Exercise requirements :: Omit every picture and return the rest of the data unaltered.
* START Working data *
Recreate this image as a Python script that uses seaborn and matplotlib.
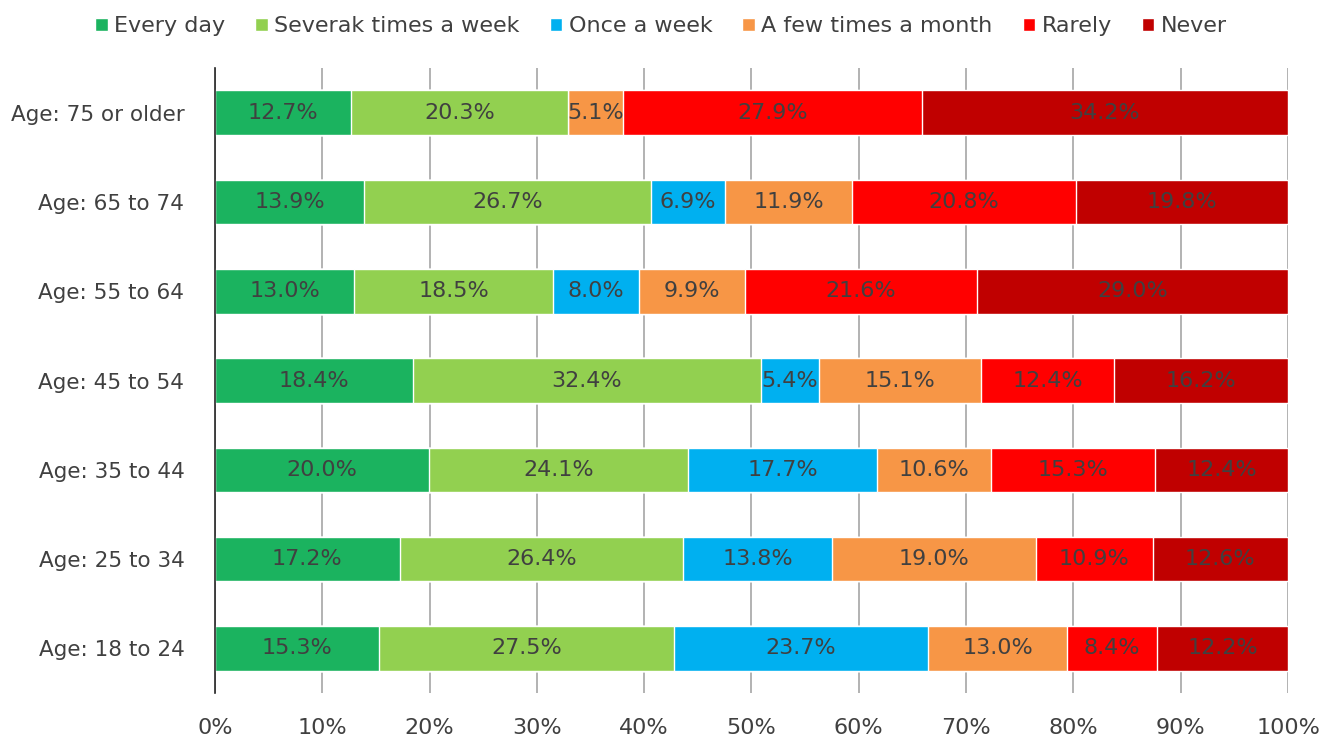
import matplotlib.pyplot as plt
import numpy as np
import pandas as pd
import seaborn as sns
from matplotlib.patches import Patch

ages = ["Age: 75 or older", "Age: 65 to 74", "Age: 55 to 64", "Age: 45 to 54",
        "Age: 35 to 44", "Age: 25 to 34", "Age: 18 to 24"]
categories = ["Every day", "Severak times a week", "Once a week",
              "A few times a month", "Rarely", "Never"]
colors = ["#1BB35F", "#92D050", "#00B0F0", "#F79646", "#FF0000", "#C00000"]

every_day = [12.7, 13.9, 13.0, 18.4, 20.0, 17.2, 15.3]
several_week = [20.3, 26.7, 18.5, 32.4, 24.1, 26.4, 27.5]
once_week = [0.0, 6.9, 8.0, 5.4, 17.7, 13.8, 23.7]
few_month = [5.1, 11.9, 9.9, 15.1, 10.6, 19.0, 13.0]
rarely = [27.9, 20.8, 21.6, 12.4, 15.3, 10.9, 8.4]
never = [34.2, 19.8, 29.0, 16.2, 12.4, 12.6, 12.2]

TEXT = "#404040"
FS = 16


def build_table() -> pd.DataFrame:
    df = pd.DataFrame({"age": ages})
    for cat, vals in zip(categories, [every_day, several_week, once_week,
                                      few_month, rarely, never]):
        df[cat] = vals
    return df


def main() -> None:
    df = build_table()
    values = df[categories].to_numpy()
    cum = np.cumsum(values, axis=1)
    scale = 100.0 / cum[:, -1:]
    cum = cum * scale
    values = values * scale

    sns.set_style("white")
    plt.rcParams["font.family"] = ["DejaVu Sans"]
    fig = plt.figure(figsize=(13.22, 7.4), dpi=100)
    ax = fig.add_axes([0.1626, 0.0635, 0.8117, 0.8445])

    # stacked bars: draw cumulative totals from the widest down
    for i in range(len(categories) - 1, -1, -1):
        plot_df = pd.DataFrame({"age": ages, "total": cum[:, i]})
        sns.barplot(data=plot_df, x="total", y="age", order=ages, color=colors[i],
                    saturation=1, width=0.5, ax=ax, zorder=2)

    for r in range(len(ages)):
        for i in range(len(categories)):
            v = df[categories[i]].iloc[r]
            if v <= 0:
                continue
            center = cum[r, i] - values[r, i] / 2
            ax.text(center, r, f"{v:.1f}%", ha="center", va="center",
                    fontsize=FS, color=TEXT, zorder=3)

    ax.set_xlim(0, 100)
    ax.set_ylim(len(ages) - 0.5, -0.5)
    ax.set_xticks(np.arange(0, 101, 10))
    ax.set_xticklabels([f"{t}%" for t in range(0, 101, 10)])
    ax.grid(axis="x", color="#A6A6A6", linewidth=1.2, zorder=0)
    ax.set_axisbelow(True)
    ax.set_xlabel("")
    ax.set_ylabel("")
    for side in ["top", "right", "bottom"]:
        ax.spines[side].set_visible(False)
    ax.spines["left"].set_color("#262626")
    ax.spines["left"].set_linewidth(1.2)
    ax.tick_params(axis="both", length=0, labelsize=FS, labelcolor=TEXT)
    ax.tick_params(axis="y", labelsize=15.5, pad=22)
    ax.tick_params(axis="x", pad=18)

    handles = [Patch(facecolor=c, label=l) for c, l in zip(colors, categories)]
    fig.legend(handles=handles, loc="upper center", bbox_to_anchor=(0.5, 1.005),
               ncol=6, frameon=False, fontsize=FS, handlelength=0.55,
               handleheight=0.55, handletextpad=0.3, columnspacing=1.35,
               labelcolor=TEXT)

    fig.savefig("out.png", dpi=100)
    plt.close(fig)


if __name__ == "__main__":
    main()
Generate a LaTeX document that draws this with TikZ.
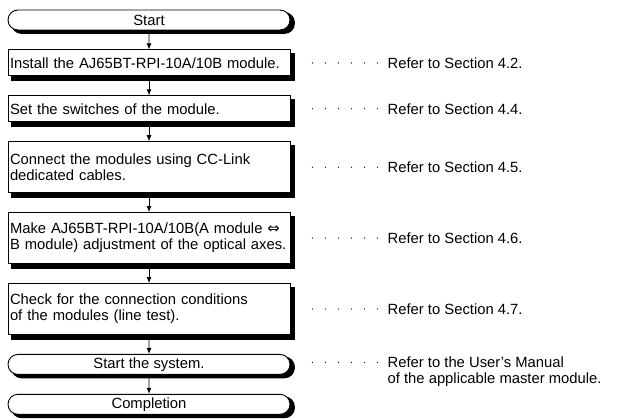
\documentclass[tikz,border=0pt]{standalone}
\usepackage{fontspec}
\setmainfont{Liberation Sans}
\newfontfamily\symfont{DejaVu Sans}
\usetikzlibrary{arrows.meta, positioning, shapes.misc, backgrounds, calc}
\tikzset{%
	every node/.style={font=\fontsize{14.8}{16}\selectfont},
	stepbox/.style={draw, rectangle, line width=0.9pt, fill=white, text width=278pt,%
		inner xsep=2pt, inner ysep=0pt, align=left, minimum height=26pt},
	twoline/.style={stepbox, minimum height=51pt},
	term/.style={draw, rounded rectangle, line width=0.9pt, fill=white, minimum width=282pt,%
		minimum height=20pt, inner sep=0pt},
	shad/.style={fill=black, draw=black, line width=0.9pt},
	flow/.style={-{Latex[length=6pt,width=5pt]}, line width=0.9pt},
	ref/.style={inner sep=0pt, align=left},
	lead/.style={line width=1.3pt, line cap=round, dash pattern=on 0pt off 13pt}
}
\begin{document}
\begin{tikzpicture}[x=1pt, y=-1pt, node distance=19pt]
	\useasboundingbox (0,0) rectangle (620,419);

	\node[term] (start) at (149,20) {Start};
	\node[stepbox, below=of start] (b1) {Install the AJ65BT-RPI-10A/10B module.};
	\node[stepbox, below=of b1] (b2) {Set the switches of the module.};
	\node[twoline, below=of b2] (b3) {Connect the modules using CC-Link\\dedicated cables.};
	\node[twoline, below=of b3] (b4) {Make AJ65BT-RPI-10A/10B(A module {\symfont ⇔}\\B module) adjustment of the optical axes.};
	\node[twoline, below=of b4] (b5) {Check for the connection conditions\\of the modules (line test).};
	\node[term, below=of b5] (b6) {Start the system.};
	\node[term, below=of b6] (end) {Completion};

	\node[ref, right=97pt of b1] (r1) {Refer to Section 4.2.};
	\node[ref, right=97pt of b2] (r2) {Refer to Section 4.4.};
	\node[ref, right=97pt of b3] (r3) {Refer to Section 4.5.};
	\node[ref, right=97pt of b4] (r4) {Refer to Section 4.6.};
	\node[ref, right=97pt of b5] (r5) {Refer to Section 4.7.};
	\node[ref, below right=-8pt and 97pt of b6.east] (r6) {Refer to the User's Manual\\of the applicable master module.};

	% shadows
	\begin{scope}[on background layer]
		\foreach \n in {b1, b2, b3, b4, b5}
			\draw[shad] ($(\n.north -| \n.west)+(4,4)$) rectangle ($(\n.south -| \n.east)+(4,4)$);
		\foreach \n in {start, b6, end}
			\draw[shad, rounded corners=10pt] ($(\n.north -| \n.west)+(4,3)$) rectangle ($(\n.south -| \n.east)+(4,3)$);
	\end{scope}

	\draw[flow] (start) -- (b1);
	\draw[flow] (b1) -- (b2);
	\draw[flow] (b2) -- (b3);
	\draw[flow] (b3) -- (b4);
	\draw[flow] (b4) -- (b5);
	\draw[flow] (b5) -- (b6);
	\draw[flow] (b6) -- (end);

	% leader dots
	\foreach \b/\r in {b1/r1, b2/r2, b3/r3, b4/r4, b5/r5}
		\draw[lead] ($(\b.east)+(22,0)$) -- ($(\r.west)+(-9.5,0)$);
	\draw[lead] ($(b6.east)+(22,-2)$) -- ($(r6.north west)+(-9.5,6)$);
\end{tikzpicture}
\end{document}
* END Working data *
Expected output ::
Recreate this image as a Python script that uses seaborn and matplotlib.
import matplotlib.pyplot as plt
import numpy as np
import pandas as pd
import seaborn as sns
from matplotlib.patches import Patch

ages = ["Age: 75 or older", "Age: 65 to 74", "Age: 55 to 64", "Age: 45 to 54",
        "Age: 35 to 44", "Age: 25 to 34", "Age: 18 to 24"]
categories = ["Every day", "Severak times a week", "Once a week",
              "A few times a month", "Rarely", "Never"]
colors = ["#1BB35F", "#92D050", "#00B0F0", "#F79646", "#FF0000", "#C00000"]

every_day = [12.7, 13.9, 13.0, 18.4, 20.0, 17.2, 15.3]
several_week = [20.3, 26.7, 18.5, 32.4, 24.1, 26.4, 27.5]
once_week = [0.0, 6.9, 8.0, 5.4, 17.7, 13.8, 23.7]
few_month = [5.1, 11.9, 9.9, 15.1, 10.6, 19.0, 13.0]
rarely = [27.9, 20.8, 21.6, 12.4, 15.3, 10.9, 8.4]
never = [34.2, 19.8, 29.0, 16.2, 12.4, 12.6, 12.2]

TEXT = "#404040"
FS = 16


def build_table() -> pd.DataFrame:
    df = pd.DataFrame({"age": ages})
    for cat, vals in zip(categories, [every_day, several_week, once_week,
                                      few_month, rarely, never]):
        df[cat] = vals
    return df


def main() -> None:
    df = build_table()
    values = df[categories].to_numpy()
    cum = np.cumsum(values, axis=1)
    scale = 100.0 / cum[:, -1:]
    cum = cum * scale
    values = values * scale

    sns.set_style("white")
    plt.rcParams["font.family"] = ["DejaVu Sans"]
    fig = plt.figure(figsize=(13.22, 7.4), dpi=100)
    ax = fig.add_axes([0.1626, 0.0635, 0.8117, 0.8445])

    # stacked bars: draw cumulative totals from the widest down
    for i in range(len(categories) - 1, -1, -1):
        plot_df = pd.DataFrame({"age": ages, "total": cum[:, i]})
        sns.barplot(data=plot_df, x="total", y="age", order=ages, color=colors[i],
                    saturation=1, width=0.5, ax=ax, zorder=2)

    for r in range(len(ages)):
        for i in range(len(categories)):
            v = df[categories[i]].iloc[r]
            if v <= 0:
                continue
            center = cum[r, i] - values[r, i] / 2
            ax.text(center, r, f"{v:.1f}%", ha="center", va="center",
                    fontsize=FS, color=TEXT, zorder=3)

    ax.set_xlim(0, 100)
    ax.set_ylim(len(ages) - 0.5, -0.5)
    ax.set_xticks(np.arange(0, 101, 10))
    ax.set_xticklabels([f"{t}%" for t in range(0, 101, 10)])
    ax.grid(axis="x", color="#A6A6A6", linewidth=1.2, zorder=0)
    ax.set_axisbelow(True)
    ax.set_xlabel("")
    ax.set_ylabel("")
    for side in ["top", "right", "bottom"]:
        ax.spines[side].set_visible(False)
    ax.spines["left"].set_color("#262626")
    ax.spines["left"].set_linewidth(1.2)
    ax.tick_params(axis="both", length=0, labelsize=FS, labelcolor=TEXT)
    ax.tick_params(axis="y", labelsize=15.5, pad=22)
    ax.tick_params(axis="x", pad=18)

    handles = [Patch(facecolor=c, label=l) for c, l in zip(colors, categories)]
    fig.legend(handles=handles, loc="upper center", bbox_to_anchor=(0.5, 1.005),
               ncol=6, frameon=False, fontsize=FS, handlelength=0.55,
               handleheight=0.55, handletextpad=0.3, columnspacing=1.35,
               labelcolor=TEXT)

    fig.savefig("out.png", dpi=100)
    plt.close(fig)


if __name__ == "__main__":
    main()
Generate a LaTeX document that draws this with TikZ.
\documentclass[tikz,border=0pt]{standalone}
\usepackage{fontspec}
\setmainfont{Liberation Sans}
\newfontfamily\symfont{DejaVu Sans}
\usetikzlibrary{arrows.meta, positioning, shapes.misc, backgrounds, calc}
\tikzset{%
	every node/.style={font=\fontsize{14.8}{16}\selectfont},
	stepbox/.style={draw, rectangle, line width=0.9pt, fill=white, text width=278pt,%
		inner xsep=2pt, inner ysep=0pt, align=left, minimum height=26pt},
	twoline/.style={stepbox, minimum height=51pt},
	term/.style={draw, rounded rectangle, line width=0.9pt, fill=white, minimum width=282pt,%
		minimum height=20pt, inner sep=0pt},
	shad/.style={fill=black, draw=black, line width=0.9pt},
	flow/.style={-{Latex[length=6pt,width=5pt]}, line width=0.9pt},
	ref/.style={inner sep=0pt, align=left},
	lead/.style={line width=1.3pt, line cap=round, dash pattern=on 0pt off 13pt}
}
\begin{document}
\begin{tikzpicture}[x=1pt, y=-1pt, node distance=19pt]
	\useasboundingbox (0,0) rectangle (620,419);

	\node[term] (start) at (149,20) {Start};
	\node[stepbox, below=of start] (b1) {Install the AJ65BT-RPI-10A/10B module.};
	\node[stepbox, below=of b1] (b2) {Set the switches of the module.};
	\node[twoline, below=of b2] (b3) {Connect the modules using CC-Link\\dedicated cables.};
	\node[twoline, below=of b3] (b4) {Make AJ65BT-RPI-10A/10B(A module {\symfont ⇔}\\B module) adjustment of the optical axes.};
	\node[twoline, below=of b4] (b5) {Check for the connection conditions\\of the modules (line test).};
	\node[term, below=of b5] (b6) {Start the system.};
	\node[term, below=of b6] (end) {Completion};

	\node[ref, right=97pt of b1] (r1) {Refer to Section 4.2.};
	\node[ref, right=97pt of b2] (r2) {Refer to Section 4.4.};
	\node[ref, right=97pt of b3] (r3) {Refer to Section 4.5.};
	\node[ref, right=97pt of b4] (r4) {Refer to Section 4.6.};
	\node[ref, right=97pt of b5] (r5) {Refer to Section 4.7.};
	\node[ref, below right=-8pt and 97pt of b6.east] (r6) {Refer to the User's Manual\\of the applicable master module.};

	% shadows
	\begin{scope}[on background layer]
		\foreach \n in {b1, b2, b3, b4, b5}
			\draw[shad] ($(\n.north -| \n.west)+(4,4)$) rectangle ($(\n.south -| \n.east)+(4,4)$);
		\foreach \n in {start, b6, end}
			\draw[shad, rounded corners=10pt] ($(\n.north -| \n.west)+(4,3)$) rectangle ($(\n.south -| \n.east)+(4,3)$);
	\end{scope}

	\draw[flow] (start) -- (b1);
	\draw[flow] (b1) -- (b2);
	\draw[flow] (b2) -- (b3);
	\draw[flow] (b3) -- (b4);
	\draw[flow] (b4) -- (b5);
	\draw[flow] (b5) -- (b6);
	\draw[flow] (b6) -- (end);

	% leader dots
	\foreach \b/\r in {b1/r1, b2/r2, b3/r3, b4/r4, b5/r5}
		\draw[lead] ($(\b.east)+(22,0)$) -- ($(\r.west)+(-9.5,0)$);
	\draw[lead] ($(b6.east)+(22,-2)$) -- ($(r6.north west)+(-9.5,6)$);
\end{tikzpicture}
\end{document}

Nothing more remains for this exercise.